“Journey to the End of the World” is the first hour in MSNBC’s new, four-part “Future Earth” series to air in 2009. The other three Future Earth programs will be broadcast later this year. In conjunction with NBC Universal’s Earth Week, MSNBC will premiere “Journey to the End of the World” on Sunday, April 26 at 10 p.m. ET.
“Journey to the End of the World” intertwines two stories. The first is a modern-day Indiana Jones adventure that takes a small band of scientists to the North Pole in dead of winter. The trip was called the TARA Expedition. In 2006, the polar sailboat, TARA – a multi-ton high tech marvel – let itself be caught in the ice packs of the Arctic Ocean. First, floating with and against the movements of massive ice sheets, swatted like a ping-pong ball, and finally frozen solid in millions of square miles of ice, one hundred miles off the magnetic north pole.
Their mission find out how fast the Arctic North Pole, the ground zero of global warming, is melting. Because the faster it melts, the more powerful the climate change it will cause and the sooner it all begins to happen. The scientists on the TARA must record in real time the critical data on sea ice thickness and air and water temperatures to help determine how and why the Arctic is melting, and more importantly, the effect it will have on the Earth. The result of an Arctic melt could be disastrous. In the film, a professor at the U.S. Navy’s Ocean Naval Post-Graduate School, Wieslaw Maslowski, states, “if the trend that we’ve seen for the last decade will continue this will be enough to melt all the (Arctic) ice . sometime around (the summer of) 2013.”
The discoveries of the TARA Expedition, both revolutionary and alarming, set the second part of the film in motion. To illustrate the chain reaction that will result from Arctic melting, the film uses state-of-the-art CGI (computer generated images) to show how rising sea levels will impact cities from New York to Shanghai, including fish eye views of Grand Central Station and the Statue of Liberty.

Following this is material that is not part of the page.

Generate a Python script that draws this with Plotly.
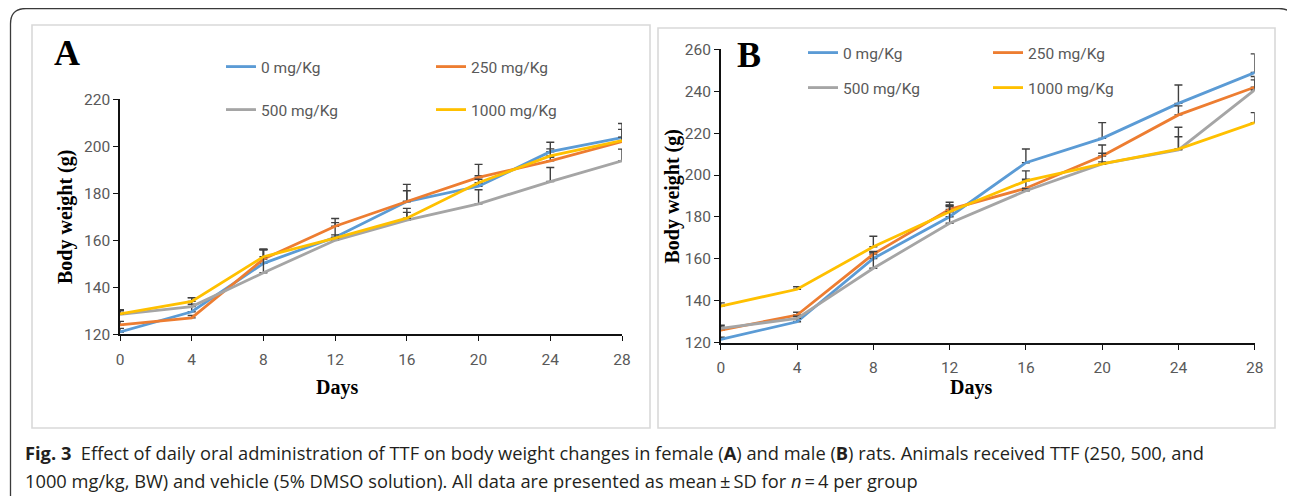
import plotly.graph_objects as go

W, H = 1295, 496
OFF = 8  # page body margin in the browser

days = [0, 4, 8, 12, 16, 20, 24, 28]
series_names = ["0 mg/Kg", "250 mg/Kg", "500 mg/Kg", "1000 mg/Kg"]
colors = ["#5B9BD5", "#ED7D31", "#A5A5A5", "#FFC000"]

# Panel A (female)
a_0 = [121.0, 129.6, 150.2, 161.3, 176.5, 183.0, 197.7, 203.7]
a_250 = [124.0, 127.0, 152.0, 166.0, 176.5, 186.8, 193.8, 202.0]
a_500 = [128.5, 131.8, 146.2, 160.0, 168.6, 175.5, 185.0, 193.8]
a_1000 = [128.7, 134.0, 153.0, 160.9, 169.4, 184.5, 195.9, 202.4]
a_sd_0 = [1.5, 6.0, 6.0, 8.0, 7.3, 4.5, 4.0, 6.0]
a_sd_250 = [1.5, 1.0, 4.0, 1.5, 4.6, 5.5, 1.5, 5.2]
a_sd_500 = [1.5, 1.0, 10.0, 1.0, 3.3, 6.0, 6.0, 5.0]
a_sd_1000 = [1.8, 1.5, 3.0, 1.4, 4.2, 1.5, 3.0, 1.5]

# Panel B (male)
b_0 = [121.6, 130.0, 160.2, 180.1, 205.9, 217.5, 234.2, 248.9]
b_250 = [126.0, 133.2, 162.3, 183.6, 193.7, 209.1, 228.7, 241.9]
b_500 = [126.8, 131.6, 155.5, 177.0, 192.5, 205.3, 212.0, 240.6]
b_1000 = [137.5, 145.5, 165.8, 182.5, 197.2, 205.3, 212.4, 225.0]
b_sd_0 = [1.0, 1.0, 3.0, 5.6, 6.5, 7.5, 8.8, 8.9]
b_sd_250 = [1.5, 1.3, 1.0, 3.4, 4.3, 5.2, 4.3, 5.1]
b_sd_500 = [1.5, 1.0, 8.0, 8.0, 1.0, 5.1, 6.3, 4.8]
b_sd_1000 = [1.5, 1.2, 5.0, 3.0, 4.8, 1.0, 10.4, 4.8]

x_ticks = [0, 4, 8, 12, 16, 20, 24, 28]
a_yticks = [120, 140, 160, 180, 200, 220]
b_yticks = [120, 140, 160, 180, 200, 220, 240, 260]

caption_1 = ("<b>Fig. 3</b>  Effect of daily oral administration of TTF on body weight changes in "
             "female (<b>A</b>) and male (<b>B</b>) rats. Animals received TTF (250, 500, and")
caption_2 = ("1000 mg/kg, BW) and vehicle (5% DMSO solution). All data are presented as mean\u2009\u00b1\u2009SD "
             "for <i>n</i>\u2009=\u20094 per group")


def px(x):
    return (x - OFF) / W


def py(y):
    return 1 - (y - OFF) / H


TICK_FONT = dict(family="Roboto, Open Sans, sans-serif", size=15.5, color="#595959")
TITLE_FONT = dict(family="Liberation Serif, Times New Roman, serif", size=20, color="#000000")
ERR_COLOR = "#404040"

fig = go.Figure()

panelA = [a_0, a_250, a_500, a_1000]
panelA_sd = [a_sd_0, a_sd_250, a_sd_500, a_sd_1000]
panelB = [b_0, b_250, b_500, b_1000]
panelB_sd = [b_sd_0, b_sd_250, b_sd_500, b_sd_1000]

for i, (vals, sd) in enumerate(zip(panelA, panelA_sd)):
    fig.add_trace(go.Scatter(
        x=days, y=vals, mode="lines", name=series_names[i],
        line=dict(color=colors[i], width=2.8),
        error_y=dict(type="data", array=sd, arrayminus=[0] * len(sd), symmetric=False,
                     color=ERR_COLOR, thickness=1.4, width=4),
        xaxis="x", yaxis="y", legend="legend" if i < 2 else "legend2",
    ))

for i, (vals, sd) in enumerate(zip(panelB, panelB_sd)):
    fig.add_trace(go.Scatter(
        x=days, y=vals, mode="lines", name=series_names[i],
        line=dict(color=colors[i], width=2.8),
        error_y=dict(type="data", array=sd, arrayminus=[0] * len(sd), symmetric=False,
                     color=ERR_COLOR, thickness=1.4, width=4),
        xaxis="x2", yaxis="y2", legend="legend3" if i < 2 else "legend4",
    ))

axis_common = dict(showgrid=False, zeroline=False, showline=True, linecolor="#111111", linewidth=1.6,
                   ticks="outside", ticklen=5, tickwidth=1.4, tickcolor="#111111", tickfont=TICK_FONT)

fig.update_layout(
    width=W, height=H,
    margin=dict(l=0, r=0, t=0, b=0, autoexpand=False),
    paper_bgcolor="white", plot_bgcolor="white",
    xaxis=dict(domain=[px(120), px(622)], range=[0, 28], tickvals=x_ticks, anchor="y",
               ticklabelstandoff=5, **axis_common),
    yaxis=dict(domain=[py(334.3), py(99.3)], range=[120, 220], tickvals=a_yticks, anchor="x", **axis_common),
    xaxis2=dict(domain=[px(720.8), px(1254.7)], range=[0, 28], tickvals=x_ticks, anchor="y2",
                ticklabelstandoff=5, **axis_common),
    yaxis2=dict(domain=[py(342.7), py(49.3)], range=[120, 260], tickvals=b_yticks, anchor="x2", **axis_common),
    showlegend=True,
)

legend_common = dict(orientation="h", xref="container", yref="container", xanchor="left", yanchor="middle",
                     bgcolor="rgba(0,0,0,0)", font=TICK_FONT, itemclick=False, itemdoubleclick=False,
                     tracegroupgap=0, itemwidth=30)
fig.update_layout(
    legend=dict(x=px(221), y=py(67), entrywidth=165, **legend_common),
    legend2=dict(x=px(221), y=py(110), entrywidth=165, **legend_common),
    legend3=dict(x=px(803), y=py(53), entrywidth=140, **legend_common),
    legend4=dict(x=px(803), y=py(88), entrywidth=140, **legend_common),
)

# Panel frames
fig.add_shape(type="rect", xref="paper", yref="paper", x0=px(32), x1=px(650), y0=py(428), y1=py(25),
              line=dict(color="#d9d9d9", width=1.6), layer="below")
fig.add_shape(type="rect", xref="paper", yref="paper", x0=px(658), x1=px(1275), y0=py(428), y1=py(28),
              line=dict(color="#d9d9d9", width=1.6), layer="below")


def P(x, y):
    return f"{px(x)},{py(y)}"


outer_path = (f"M {P(10.5, 520)} L {P(10.5, 24)} Q {P(10.5, 8.5)} {P(26, 8.5)} L {P(1279, 8.5)} "
              f"Q {P(1294, 8.5)} {P(1294, 24)} L {P(1294, 520)}")
fig.add_shape(type="path", xref="paper", yref="paper", path=outer_path,
              line=dict(color="#3a3a3a", width=1.3))

annotations = [
    dict(text="<b>A</b>", x=px(66.5), y=py(53), font=dict(family="Liberation Serif, serif", size=36, color="#000")),
    dict(text="<b>B</b>", x=px(749), y=py(54.5), font=dict(family="Liberation Serif, serif", size=36, color="#000")),
    dict(text="<b>Days</b>", x=px(337), y=py(387), font=TITLE_FONT),
    dict(text="<b>Days</b>", x=px(971), y=py(387), font=TITLE_FONT),
    dict(text="<b>Body weight (g)</b>", x=px(65.5), y=py(217.5), textangle=-90, font=TITLE_FONT),
    dict(text="<b>Body weight (g)</b>", x=px(671.5), y=py(196), textangle=-90, font=TITLE_FONT),
]
for a in annotations:
    fig.add_annotation(xref="paper", yref="paper", xanchor="center", yanchor="middle", showarrow=False, **a)

CAP_FONT = dict(family="Open Sans, Noto Sans, sans-serif", size=18.3, color="#231f20")
fig.add_annotation(text=caption_1, xref="paper", yref="paper", x=px(23), y=py(452), xanchor="left",
                   yanchor="middle", showarrow=False, font=CAP_FONT, align="left")
fig.add_annotation(text=caption_2, xref="paper", yref="paper", x=px(23), y=py(480), xanchor="left",
                   yanchor="middle", showarrow=False, font=CAP_FONT, align="left")

fig.write_html("out.html")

Also in “Journey to the End of the World” there are additional CGI sequences depicting the world at the height of the last ice age 20,000 years ago when 1/3 of the planet was an ice ball.
NBC News’s Lester Holt, anchor of NBC’s Nightly News Weekend and co-anchor of Weekend Today show narrates “Journey to the End of the World.” The film is a co-production of MSNBC and France’s M4 and the Netherlands Off the Fence. Edgeworx created the CGI. The film will also be available as a DVD.
“This series represents a new direction for our documentary programming,” says Michael Rubin, vice president of MSNBC’s Long Form unit, “as MSNBC, the place for politics, takes a documentary look at one of the most pressing issues of our time, global warming, and the problems that might come attached to it.”
The other three Future Earth programs to be broadcast in the summer and fall will deal with key issues threatening our global future from energy to our diminishing water supply to species extinction. The second and third hours on energy and water will be co-produced with Darlow Smithson, a leading science documentary production company based in the UK. Wildlife expert, Jeff Corwin, will host the fourth program “One Hundred Heartbeats” a two-hour program that will deal with the growing problem of species extinction. It will be produced by NBC’s Peacock Productions and is based on Jeff Corwin’s forthcoming book of the same title.